The Ice Age National Scenic Trail is a 1,000 mile footpath that traverses Wisconsin, following the boundary and landforms created by the area’s most recent glaciation–known as the Wisconsin Glaciation–that ended more than 10,000 years ago.
To aid hikers in planning and navigating, the Ice Age Trail is divided into Segments of various lengths. The trail section pictured here is part of the Table Bluff Segment, a 2.4 mile stretch that rises some 200 vertical from the Black Earth Creek Valley to Table Bluff. Along the way it passes through restored and prairies, savannas, and oak woodlands.
Hiking the Table Bluff Segment is a tale of pain and pleasure: pain from the steep climb; pleasure from the spectacular views once you reach Picnic Hill.
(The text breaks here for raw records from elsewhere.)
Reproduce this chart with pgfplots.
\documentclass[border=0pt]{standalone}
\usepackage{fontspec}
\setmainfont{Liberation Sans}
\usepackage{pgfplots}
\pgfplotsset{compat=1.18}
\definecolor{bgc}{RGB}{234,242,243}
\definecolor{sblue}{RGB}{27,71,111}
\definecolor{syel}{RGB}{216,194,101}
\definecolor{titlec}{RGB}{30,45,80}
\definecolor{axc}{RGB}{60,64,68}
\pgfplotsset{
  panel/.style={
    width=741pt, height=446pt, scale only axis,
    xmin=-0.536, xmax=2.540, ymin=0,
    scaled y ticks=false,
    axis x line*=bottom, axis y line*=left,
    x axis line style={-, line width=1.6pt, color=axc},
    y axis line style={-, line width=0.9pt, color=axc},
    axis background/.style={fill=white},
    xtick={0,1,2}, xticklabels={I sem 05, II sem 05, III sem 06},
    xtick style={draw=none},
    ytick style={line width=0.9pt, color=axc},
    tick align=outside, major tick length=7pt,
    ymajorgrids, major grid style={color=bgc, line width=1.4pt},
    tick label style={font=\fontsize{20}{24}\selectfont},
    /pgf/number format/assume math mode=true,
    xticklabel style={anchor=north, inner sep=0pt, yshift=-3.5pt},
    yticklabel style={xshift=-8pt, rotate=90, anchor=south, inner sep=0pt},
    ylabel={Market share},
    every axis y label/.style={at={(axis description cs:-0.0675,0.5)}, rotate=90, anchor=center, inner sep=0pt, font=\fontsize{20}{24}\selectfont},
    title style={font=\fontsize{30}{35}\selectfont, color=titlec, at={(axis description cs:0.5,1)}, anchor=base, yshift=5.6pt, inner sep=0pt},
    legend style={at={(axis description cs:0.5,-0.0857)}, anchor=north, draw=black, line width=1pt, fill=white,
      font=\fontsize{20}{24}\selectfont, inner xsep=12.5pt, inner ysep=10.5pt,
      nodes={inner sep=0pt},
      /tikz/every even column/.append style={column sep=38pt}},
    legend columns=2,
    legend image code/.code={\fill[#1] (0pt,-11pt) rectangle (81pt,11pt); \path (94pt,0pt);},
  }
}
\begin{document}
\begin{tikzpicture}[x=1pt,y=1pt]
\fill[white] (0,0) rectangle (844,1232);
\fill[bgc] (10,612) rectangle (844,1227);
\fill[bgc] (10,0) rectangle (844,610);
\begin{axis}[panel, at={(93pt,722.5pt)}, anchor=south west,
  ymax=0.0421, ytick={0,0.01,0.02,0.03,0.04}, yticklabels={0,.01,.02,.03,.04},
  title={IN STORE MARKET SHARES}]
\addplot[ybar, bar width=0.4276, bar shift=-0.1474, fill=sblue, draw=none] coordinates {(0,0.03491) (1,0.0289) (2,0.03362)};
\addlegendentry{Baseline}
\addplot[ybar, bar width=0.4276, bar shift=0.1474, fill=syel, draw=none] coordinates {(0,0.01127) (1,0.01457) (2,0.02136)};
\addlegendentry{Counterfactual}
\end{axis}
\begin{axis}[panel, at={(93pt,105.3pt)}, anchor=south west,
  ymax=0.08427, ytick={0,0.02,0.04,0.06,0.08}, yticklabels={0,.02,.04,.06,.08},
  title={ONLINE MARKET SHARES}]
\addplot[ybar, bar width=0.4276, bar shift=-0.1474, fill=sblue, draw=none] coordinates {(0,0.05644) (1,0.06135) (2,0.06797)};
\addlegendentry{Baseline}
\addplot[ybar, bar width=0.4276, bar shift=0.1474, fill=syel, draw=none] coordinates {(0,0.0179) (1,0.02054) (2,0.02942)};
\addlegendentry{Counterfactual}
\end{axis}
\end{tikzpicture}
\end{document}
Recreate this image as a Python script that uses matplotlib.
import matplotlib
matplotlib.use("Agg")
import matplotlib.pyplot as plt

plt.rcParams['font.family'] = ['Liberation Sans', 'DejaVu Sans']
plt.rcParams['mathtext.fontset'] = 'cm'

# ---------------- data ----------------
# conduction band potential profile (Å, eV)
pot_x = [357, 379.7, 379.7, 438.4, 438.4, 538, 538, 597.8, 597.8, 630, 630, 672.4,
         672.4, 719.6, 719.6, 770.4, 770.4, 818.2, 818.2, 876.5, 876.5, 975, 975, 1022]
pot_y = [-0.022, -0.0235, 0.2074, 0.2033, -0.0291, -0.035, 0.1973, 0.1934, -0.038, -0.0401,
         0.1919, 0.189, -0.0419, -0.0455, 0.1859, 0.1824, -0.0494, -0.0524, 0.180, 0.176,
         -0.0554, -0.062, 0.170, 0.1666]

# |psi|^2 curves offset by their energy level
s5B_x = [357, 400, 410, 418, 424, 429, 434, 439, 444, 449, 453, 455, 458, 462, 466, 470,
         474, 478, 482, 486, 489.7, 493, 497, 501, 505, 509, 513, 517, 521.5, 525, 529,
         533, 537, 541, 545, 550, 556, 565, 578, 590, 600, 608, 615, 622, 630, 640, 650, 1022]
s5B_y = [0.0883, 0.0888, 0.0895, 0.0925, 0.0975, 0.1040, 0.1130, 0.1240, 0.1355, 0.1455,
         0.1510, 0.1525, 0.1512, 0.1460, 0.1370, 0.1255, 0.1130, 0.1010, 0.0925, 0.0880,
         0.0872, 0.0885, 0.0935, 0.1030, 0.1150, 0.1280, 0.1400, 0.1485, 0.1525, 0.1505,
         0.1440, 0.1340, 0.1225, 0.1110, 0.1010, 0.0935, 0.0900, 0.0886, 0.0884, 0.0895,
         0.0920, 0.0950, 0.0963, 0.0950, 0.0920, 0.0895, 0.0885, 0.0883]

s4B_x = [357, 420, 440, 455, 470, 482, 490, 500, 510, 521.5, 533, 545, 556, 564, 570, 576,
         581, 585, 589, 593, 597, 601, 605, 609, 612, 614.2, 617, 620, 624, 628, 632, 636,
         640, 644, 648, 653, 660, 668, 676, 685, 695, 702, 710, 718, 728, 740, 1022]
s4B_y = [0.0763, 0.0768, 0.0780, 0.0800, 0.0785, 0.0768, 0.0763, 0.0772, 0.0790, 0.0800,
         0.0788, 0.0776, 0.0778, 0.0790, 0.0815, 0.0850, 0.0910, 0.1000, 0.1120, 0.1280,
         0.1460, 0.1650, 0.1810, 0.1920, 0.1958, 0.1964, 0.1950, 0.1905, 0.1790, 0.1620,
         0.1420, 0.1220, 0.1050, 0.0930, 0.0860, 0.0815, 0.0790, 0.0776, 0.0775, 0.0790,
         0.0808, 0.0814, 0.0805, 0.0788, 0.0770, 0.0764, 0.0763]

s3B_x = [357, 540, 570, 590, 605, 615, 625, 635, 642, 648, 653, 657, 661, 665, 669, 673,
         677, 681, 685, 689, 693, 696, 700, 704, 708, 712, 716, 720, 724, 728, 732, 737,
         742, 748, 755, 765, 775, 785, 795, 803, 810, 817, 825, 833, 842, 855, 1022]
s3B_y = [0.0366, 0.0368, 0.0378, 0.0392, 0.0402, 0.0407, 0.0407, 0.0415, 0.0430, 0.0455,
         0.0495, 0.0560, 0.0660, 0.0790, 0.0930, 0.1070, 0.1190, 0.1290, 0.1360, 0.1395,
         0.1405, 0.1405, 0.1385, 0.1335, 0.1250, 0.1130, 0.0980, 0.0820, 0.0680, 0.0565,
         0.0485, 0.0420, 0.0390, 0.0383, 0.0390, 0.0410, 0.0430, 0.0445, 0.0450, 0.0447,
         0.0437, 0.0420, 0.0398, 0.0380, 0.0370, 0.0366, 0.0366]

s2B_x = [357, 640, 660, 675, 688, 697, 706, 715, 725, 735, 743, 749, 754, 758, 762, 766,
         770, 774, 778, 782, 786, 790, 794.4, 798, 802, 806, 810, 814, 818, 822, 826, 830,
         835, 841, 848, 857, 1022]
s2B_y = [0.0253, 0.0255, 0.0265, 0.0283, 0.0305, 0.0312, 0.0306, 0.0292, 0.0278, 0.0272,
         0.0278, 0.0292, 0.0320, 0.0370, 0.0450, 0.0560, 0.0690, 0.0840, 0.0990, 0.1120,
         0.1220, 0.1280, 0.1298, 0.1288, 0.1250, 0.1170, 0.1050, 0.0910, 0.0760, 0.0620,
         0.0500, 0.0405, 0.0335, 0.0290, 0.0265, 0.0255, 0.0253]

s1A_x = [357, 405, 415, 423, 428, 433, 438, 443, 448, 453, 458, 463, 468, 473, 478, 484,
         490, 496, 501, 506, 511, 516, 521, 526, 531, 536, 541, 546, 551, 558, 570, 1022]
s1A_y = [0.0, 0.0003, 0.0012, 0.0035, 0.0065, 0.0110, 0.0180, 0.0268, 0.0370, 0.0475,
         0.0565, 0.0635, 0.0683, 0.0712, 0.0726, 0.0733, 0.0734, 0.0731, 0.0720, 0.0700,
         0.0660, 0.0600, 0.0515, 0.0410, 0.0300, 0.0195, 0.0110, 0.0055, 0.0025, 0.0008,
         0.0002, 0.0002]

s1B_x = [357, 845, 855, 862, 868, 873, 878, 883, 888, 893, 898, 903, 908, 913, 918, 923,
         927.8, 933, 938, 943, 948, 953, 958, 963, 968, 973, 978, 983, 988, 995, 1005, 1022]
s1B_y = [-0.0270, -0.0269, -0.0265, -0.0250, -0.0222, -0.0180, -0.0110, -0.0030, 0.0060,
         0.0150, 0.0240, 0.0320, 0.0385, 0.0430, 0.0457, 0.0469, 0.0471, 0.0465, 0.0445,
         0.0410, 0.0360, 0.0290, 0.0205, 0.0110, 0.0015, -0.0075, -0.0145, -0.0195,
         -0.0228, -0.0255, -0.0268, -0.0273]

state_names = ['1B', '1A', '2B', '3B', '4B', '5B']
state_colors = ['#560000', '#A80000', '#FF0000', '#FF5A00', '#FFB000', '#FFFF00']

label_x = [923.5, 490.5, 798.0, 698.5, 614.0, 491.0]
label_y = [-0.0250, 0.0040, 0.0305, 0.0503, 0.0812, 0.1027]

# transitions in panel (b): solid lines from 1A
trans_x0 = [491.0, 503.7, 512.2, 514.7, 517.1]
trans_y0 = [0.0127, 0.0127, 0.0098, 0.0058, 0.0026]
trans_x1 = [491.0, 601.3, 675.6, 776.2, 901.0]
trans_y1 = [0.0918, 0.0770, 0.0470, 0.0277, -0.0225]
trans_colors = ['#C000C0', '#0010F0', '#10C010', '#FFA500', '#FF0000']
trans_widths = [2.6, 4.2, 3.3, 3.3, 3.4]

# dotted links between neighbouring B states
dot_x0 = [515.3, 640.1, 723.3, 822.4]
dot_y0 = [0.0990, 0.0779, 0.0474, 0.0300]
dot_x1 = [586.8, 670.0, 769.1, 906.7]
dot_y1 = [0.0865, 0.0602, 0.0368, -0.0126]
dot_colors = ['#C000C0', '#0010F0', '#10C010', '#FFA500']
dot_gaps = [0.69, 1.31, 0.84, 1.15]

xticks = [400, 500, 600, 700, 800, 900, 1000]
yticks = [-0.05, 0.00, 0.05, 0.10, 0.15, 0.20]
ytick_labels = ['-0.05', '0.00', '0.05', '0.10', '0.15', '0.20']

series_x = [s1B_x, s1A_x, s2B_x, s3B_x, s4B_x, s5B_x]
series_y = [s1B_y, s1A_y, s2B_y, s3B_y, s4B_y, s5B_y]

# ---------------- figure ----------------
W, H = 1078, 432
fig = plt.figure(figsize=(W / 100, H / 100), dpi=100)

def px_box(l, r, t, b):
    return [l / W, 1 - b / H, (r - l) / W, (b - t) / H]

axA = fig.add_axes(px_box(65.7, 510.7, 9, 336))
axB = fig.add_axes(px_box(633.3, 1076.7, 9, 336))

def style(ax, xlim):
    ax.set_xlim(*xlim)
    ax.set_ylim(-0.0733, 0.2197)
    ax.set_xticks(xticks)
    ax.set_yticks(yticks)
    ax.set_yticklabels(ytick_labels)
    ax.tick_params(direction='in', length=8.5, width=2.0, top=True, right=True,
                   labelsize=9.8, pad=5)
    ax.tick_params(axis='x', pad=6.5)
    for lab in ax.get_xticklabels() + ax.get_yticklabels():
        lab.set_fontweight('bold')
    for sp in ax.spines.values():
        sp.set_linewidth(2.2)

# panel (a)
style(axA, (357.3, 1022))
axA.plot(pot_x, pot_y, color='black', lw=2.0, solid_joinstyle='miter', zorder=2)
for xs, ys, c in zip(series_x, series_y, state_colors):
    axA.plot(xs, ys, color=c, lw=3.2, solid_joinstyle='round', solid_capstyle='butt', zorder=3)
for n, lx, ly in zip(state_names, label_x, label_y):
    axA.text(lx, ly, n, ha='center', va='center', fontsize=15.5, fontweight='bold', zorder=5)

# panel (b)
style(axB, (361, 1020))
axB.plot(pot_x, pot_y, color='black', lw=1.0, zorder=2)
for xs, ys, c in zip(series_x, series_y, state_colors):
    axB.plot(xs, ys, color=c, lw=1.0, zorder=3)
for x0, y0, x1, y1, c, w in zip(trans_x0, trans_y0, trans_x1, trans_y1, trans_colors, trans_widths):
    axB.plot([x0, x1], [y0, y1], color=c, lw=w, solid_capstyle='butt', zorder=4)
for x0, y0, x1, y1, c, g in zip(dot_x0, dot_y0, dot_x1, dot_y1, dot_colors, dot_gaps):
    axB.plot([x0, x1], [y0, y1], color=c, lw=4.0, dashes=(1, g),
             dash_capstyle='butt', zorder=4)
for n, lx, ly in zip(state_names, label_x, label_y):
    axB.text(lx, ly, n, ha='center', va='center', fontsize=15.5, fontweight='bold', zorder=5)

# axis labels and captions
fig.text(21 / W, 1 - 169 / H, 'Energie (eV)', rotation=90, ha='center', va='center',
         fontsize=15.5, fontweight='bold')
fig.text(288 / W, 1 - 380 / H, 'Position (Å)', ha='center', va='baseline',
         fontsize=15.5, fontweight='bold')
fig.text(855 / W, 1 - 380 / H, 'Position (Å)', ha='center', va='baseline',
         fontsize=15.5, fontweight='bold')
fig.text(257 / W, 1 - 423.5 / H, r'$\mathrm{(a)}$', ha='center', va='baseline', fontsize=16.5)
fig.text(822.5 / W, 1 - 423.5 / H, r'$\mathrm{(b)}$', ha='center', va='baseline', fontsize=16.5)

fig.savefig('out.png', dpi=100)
From here you can see the expansive Black Earth Creek Valley and catch a glimpse of Blue Mounds in the distant west.
Part of the Table Bluff Segment goes through private property of the The Swamplovers Foundation. In addition to encouraging and welcoming users of the Ice Age Trail, The Swamplovers Preserve has done extensive restoration work to recover the glories of prairie remnants that once–and now again–grace the glacial topography.
Cream babtisia and Pasque flower are two of the many native prairie and savanna plants that are thriving along the Ice Age Trail.